Exercise input
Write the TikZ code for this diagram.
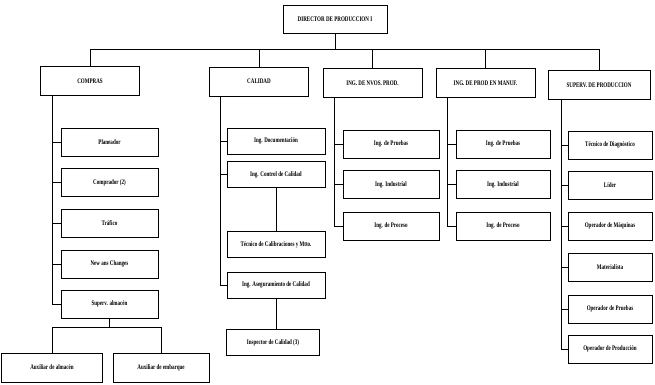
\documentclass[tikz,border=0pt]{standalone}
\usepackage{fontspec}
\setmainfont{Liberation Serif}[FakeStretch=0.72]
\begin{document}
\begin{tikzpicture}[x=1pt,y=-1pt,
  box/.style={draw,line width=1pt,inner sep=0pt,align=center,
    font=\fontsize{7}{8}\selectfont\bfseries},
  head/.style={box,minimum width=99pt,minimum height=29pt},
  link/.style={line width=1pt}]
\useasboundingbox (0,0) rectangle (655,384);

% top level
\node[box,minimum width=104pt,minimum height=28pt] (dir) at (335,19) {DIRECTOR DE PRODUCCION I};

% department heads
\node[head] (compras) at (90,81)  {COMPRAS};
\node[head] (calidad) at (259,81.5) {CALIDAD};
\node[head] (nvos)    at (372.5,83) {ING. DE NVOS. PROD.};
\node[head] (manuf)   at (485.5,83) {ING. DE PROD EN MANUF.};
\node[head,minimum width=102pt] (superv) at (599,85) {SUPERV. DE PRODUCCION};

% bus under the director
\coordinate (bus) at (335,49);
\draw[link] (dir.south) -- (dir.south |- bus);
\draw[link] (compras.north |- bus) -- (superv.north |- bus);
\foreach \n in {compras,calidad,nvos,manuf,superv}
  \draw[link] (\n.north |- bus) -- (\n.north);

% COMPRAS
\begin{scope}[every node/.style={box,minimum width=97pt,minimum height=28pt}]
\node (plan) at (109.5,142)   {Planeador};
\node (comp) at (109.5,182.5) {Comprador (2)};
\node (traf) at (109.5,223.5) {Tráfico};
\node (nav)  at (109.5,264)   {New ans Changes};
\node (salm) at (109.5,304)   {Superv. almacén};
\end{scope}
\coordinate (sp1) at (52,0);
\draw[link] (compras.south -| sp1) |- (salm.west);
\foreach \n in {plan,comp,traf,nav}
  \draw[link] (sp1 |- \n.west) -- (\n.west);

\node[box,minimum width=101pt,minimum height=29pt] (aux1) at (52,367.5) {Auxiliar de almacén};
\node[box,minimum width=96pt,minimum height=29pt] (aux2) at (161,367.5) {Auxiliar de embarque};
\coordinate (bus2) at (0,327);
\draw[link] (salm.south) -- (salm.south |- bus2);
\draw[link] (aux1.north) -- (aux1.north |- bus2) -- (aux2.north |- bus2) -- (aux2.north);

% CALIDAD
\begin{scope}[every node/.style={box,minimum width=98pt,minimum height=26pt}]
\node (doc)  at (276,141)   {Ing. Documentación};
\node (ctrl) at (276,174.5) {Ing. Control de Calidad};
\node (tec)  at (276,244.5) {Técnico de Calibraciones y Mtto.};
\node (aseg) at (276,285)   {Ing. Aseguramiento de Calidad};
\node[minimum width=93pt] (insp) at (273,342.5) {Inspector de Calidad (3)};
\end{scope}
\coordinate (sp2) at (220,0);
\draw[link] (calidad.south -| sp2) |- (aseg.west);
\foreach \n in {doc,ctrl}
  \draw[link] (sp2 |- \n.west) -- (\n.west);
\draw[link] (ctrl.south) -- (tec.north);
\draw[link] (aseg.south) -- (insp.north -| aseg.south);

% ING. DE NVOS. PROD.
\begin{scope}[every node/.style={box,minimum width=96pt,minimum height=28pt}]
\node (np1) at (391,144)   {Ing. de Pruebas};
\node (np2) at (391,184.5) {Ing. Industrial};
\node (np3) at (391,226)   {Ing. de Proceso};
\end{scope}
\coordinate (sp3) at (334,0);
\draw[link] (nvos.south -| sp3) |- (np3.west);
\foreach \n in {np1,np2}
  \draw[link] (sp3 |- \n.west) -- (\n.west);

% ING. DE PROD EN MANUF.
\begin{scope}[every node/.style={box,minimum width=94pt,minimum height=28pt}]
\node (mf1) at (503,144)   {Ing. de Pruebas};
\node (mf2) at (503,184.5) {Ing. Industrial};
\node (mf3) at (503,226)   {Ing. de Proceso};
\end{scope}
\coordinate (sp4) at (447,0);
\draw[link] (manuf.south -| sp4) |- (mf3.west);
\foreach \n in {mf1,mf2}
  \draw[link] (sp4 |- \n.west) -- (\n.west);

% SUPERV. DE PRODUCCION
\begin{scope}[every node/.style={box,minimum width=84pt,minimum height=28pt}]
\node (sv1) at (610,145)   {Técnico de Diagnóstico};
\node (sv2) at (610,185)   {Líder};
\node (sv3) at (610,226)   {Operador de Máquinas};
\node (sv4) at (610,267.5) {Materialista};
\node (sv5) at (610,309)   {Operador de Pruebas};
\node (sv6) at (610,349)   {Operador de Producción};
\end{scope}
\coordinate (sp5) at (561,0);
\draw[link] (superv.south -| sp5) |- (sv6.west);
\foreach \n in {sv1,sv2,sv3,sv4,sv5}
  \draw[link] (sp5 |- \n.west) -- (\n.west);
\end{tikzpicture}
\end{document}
==
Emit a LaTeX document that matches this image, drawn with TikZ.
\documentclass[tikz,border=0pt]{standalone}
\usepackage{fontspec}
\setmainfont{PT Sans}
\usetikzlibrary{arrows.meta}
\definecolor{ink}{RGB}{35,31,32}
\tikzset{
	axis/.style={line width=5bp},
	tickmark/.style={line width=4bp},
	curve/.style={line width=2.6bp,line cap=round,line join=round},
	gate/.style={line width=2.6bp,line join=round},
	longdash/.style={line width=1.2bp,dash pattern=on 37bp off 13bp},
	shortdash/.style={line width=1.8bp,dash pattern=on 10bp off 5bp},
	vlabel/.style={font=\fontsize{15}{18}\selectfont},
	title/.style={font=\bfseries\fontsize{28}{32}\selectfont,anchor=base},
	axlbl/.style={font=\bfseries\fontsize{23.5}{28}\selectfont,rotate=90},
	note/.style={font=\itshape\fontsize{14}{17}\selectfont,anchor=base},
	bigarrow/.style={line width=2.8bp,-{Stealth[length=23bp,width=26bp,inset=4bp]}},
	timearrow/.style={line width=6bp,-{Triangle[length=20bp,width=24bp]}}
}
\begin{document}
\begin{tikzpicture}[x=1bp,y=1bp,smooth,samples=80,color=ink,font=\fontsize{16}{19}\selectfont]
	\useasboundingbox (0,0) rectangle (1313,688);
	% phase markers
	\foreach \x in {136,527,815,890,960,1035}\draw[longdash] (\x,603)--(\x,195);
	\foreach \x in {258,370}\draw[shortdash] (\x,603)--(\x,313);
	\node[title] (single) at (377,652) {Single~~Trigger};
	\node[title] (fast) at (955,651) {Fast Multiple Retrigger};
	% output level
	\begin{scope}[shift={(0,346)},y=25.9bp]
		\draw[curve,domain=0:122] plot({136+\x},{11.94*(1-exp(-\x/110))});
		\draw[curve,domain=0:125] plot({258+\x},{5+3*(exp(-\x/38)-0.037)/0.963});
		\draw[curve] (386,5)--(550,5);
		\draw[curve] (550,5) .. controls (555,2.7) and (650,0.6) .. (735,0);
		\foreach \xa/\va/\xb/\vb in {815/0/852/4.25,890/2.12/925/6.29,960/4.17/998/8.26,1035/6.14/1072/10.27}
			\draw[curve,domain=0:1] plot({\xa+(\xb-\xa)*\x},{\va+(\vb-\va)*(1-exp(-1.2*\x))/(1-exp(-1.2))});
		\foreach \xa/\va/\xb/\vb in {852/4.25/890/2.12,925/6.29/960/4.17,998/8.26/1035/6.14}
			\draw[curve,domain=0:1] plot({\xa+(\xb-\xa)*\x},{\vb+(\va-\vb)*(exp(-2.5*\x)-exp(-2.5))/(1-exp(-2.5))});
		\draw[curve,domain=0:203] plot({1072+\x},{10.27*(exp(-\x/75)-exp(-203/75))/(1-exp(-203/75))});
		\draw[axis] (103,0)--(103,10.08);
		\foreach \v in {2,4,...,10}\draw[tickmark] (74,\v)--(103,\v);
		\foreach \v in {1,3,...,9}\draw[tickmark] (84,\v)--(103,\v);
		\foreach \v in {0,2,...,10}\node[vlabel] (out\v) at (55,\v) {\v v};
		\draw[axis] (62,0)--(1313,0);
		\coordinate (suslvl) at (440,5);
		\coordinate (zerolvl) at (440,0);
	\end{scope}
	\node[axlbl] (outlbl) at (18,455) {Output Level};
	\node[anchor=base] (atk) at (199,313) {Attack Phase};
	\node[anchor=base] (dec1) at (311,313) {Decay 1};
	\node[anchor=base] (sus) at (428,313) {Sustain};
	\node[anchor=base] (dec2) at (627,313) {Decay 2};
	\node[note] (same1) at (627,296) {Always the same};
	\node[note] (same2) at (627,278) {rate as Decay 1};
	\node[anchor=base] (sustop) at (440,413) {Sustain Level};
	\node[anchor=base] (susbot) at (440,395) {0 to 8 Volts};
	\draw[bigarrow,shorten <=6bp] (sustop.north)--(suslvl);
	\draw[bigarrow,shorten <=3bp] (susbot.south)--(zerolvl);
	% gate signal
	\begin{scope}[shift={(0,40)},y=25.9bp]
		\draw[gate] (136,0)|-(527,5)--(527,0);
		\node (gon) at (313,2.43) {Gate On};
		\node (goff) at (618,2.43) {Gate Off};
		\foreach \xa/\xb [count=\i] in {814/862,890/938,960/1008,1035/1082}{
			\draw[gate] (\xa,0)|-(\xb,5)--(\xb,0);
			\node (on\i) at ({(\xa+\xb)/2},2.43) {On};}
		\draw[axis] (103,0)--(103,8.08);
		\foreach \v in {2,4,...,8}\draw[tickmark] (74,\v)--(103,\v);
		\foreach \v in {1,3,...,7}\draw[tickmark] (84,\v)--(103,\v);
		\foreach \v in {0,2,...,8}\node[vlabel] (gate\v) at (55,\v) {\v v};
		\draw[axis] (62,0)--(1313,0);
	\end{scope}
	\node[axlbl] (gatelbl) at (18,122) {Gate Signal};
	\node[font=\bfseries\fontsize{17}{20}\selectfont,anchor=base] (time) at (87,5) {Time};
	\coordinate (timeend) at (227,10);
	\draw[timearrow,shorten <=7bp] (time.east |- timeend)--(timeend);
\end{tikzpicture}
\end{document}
--
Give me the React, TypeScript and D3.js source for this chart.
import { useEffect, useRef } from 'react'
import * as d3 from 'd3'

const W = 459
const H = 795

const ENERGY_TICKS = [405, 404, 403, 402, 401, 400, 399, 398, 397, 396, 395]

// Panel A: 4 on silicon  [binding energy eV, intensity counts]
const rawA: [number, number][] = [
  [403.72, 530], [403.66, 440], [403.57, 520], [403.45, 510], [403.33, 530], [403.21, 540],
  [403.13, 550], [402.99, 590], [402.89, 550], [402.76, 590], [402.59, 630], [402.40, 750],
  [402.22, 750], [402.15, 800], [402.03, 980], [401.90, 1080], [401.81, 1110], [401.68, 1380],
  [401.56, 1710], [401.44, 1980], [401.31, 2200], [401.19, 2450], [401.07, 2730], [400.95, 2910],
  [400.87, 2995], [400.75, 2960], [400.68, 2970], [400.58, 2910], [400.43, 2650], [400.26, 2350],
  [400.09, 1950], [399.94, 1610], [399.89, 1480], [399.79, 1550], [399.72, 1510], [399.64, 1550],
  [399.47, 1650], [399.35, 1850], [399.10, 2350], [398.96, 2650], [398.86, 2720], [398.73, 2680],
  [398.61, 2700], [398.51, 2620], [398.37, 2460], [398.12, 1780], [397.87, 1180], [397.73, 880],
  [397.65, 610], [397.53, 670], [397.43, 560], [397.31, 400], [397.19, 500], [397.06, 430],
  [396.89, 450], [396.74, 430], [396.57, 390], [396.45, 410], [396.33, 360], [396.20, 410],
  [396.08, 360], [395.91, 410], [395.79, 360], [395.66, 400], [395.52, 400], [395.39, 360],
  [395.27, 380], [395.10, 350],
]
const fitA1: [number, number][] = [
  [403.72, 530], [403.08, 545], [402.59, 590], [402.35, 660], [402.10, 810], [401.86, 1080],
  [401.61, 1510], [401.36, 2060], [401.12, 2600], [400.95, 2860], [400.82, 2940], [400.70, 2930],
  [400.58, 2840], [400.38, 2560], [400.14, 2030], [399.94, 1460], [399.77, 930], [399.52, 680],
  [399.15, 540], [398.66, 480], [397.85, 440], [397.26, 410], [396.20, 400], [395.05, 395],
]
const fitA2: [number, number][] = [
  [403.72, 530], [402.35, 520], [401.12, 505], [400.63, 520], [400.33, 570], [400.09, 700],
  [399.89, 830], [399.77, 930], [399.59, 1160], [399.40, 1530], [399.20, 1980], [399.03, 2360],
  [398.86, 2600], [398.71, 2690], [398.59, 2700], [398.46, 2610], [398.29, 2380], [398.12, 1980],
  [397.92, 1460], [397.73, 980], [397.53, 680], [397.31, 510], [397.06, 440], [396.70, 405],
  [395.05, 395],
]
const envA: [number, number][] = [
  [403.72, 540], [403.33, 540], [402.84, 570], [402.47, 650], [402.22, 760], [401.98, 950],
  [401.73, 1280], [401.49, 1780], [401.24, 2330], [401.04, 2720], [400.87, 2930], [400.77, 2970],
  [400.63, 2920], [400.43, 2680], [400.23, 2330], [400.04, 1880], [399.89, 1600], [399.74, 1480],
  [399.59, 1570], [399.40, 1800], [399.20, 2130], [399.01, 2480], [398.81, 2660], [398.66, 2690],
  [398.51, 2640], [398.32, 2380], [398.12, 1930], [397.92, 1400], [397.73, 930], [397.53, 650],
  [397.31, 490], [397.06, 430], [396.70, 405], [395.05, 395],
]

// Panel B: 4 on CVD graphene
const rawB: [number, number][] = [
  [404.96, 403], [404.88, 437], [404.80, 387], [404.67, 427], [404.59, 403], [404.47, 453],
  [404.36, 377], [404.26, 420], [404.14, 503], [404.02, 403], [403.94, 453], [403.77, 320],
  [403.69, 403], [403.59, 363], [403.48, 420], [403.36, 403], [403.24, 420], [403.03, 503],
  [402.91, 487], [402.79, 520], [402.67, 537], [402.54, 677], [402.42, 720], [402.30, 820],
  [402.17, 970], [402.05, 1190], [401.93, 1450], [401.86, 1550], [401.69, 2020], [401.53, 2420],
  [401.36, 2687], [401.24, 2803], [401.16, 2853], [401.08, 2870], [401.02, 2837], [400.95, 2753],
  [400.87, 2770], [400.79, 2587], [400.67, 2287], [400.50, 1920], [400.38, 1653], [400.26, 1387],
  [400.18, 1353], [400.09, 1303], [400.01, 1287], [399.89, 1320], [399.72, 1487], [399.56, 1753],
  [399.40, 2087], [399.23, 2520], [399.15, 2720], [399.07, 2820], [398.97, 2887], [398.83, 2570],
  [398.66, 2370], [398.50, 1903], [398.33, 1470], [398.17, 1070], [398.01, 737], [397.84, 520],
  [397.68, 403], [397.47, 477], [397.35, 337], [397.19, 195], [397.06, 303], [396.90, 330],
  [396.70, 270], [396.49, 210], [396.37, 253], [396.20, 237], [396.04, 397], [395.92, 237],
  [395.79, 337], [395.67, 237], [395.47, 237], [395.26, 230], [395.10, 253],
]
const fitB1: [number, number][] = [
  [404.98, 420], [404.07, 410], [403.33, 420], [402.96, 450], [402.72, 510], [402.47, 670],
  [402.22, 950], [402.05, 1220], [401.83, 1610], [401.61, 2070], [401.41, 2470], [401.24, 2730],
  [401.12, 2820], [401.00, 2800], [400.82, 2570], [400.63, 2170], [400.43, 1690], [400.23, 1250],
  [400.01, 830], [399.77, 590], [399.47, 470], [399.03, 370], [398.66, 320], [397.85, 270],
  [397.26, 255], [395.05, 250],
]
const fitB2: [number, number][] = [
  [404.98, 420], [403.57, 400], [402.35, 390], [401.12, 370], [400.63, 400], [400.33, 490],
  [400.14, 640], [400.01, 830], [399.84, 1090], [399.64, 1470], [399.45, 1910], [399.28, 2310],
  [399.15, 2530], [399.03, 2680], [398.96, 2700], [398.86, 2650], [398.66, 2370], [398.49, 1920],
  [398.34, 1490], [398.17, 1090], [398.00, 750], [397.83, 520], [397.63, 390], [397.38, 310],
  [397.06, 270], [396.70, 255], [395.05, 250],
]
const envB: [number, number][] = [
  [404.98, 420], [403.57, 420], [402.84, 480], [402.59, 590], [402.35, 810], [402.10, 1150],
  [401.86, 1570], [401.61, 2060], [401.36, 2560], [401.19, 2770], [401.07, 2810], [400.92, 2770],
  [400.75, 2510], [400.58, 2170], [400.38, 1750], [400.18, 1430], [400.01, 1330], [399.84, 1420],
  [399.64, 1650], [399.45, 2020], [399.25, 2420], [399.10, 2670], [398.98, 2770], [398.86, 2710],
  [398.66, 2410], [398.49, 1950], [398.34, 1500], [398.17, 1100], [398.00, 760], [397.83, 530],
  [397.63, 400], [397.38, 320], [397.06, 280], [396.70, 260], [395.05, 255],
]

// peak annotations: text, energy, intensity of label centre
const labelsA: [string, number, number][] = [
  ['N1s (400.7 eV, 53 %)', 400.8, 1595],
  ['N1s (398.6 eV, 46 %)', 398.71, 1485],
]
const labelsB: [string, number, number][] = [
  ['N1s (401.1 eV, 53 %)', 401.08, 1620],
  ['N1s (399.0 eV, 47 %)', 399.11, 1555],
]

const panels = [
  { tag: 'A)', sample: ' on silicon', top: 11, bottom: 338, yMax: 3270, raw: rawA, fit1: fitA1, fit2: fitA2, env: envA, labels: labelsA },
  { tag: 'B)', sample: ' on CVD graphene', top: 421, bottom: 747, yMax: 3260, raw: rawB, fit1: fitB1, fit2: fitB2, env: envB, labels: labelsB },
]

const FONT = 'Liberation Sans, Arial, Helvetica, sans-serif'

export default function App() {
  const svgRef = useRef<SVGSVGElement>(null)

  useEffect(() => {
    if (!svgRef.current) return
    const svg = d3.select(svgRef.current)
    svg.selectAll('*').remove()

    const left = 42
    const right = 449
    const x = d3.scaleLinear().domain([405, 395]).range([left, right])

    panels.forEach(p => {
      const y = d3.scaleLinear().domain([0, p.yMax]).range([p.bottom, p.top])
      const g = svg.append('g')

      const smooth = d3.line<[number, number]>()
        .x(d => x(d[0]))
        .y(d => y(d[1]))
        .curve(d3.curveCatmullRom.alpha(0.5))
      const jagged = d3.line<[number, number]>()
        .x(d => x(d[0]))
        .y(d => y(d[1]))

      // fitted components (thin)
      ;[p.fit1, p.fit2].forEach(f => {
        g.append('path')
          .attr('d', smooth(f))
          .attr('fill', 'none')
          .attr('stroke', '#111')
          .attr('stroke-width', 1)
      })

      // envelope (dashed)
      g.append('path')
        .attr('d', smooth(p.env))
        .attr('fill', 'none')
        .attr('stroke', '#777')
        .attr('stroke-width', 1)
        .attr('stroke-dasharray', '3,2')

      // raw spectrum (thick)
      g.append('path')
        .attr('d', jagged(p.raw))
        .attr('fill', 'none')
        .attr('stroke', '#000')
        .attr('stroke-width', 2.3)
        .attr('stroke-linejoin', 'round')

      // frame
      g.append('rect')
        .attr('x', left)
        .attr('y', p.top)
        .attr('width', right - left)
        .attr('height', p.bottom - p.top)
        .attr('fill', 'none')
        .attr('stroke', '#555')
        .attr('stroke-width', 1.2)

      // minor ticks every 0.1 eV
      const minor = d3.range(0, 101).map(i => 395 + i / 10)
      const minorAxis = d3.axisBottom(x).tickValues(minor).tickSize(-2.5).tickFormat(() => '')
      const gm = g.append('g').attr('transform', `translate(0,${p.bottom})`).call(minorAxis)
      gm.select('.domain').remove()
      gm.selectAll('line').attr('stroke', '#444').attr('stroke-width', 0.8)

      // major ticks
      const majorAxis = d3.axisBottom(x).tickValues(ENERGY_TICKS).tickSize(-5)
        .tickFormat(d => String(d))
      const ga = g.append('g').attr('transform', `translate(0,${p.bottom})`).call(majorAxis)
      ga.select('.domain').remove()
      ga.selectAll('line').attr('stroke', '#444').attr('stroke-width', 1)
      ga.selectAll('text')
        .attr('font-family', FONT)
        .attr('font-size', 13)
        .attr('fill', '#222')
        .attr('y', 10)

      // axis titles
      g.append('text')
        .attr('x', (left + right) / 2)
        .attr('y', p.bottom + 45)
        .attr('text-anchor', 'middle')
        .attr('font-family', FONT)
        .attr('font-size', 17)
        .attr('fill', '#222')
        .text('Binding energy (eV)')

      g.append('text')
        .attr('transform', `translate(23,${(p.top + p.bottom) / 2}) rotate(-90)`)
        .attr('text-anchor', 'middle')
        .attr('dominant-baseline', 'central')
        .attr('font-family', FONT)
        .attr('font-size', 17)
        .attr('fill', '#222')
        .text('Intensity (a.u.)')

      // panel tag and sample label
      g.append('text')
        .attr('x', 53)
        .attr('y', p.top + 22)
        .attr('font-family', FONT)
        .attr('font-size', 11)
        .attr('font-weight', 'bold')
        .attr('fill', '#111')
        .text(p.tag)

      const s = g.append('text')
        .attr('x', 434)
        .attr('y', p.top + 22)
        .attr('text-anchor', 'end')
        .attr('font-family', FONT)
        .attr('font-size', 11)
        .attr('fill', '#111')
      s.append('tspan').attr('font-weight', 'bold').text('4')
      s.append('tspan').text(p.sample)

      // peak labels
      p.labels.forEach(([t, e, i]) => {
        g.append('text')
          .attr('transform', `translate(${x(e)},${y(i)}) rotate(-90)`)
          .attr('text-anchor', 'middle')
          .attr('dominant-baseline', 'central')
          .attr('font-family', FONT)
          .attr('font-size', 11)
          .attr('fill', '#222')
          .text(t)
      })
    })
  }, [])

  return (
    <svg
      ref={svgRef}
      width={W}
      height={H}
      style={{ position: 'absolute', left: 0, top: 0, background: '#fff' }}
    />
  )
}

To be done
Working from the entries above, reproduce exactly and only the lines beginning with the line that has "Write the TikZ code for this diagram." and ending with the line that has "(0,0) rectangle (655,384);"; omit all pictures.

Answer for the task
Write the TikZ code for this diagram.
\documentclass[tikz,border=0pt]{standalone}
\usepackage{fontspec}
\setmainfont{Liberation Serif}[FakeStretch=0.72]
\begin{document}
\begin{tikzpicture}[x=1pt,y=-1pt,
  box/.style={draw,line width=1pt,inner sep=0pt,align=center,
    font=\fontsize{7}{8}\selectfont\bfseries},
  head/.style={box,minimum width=99pt,minimum height=29pt},
  link/.style={line width=1pt}]
\useasboundingbox (0,0) rectangle (655,384);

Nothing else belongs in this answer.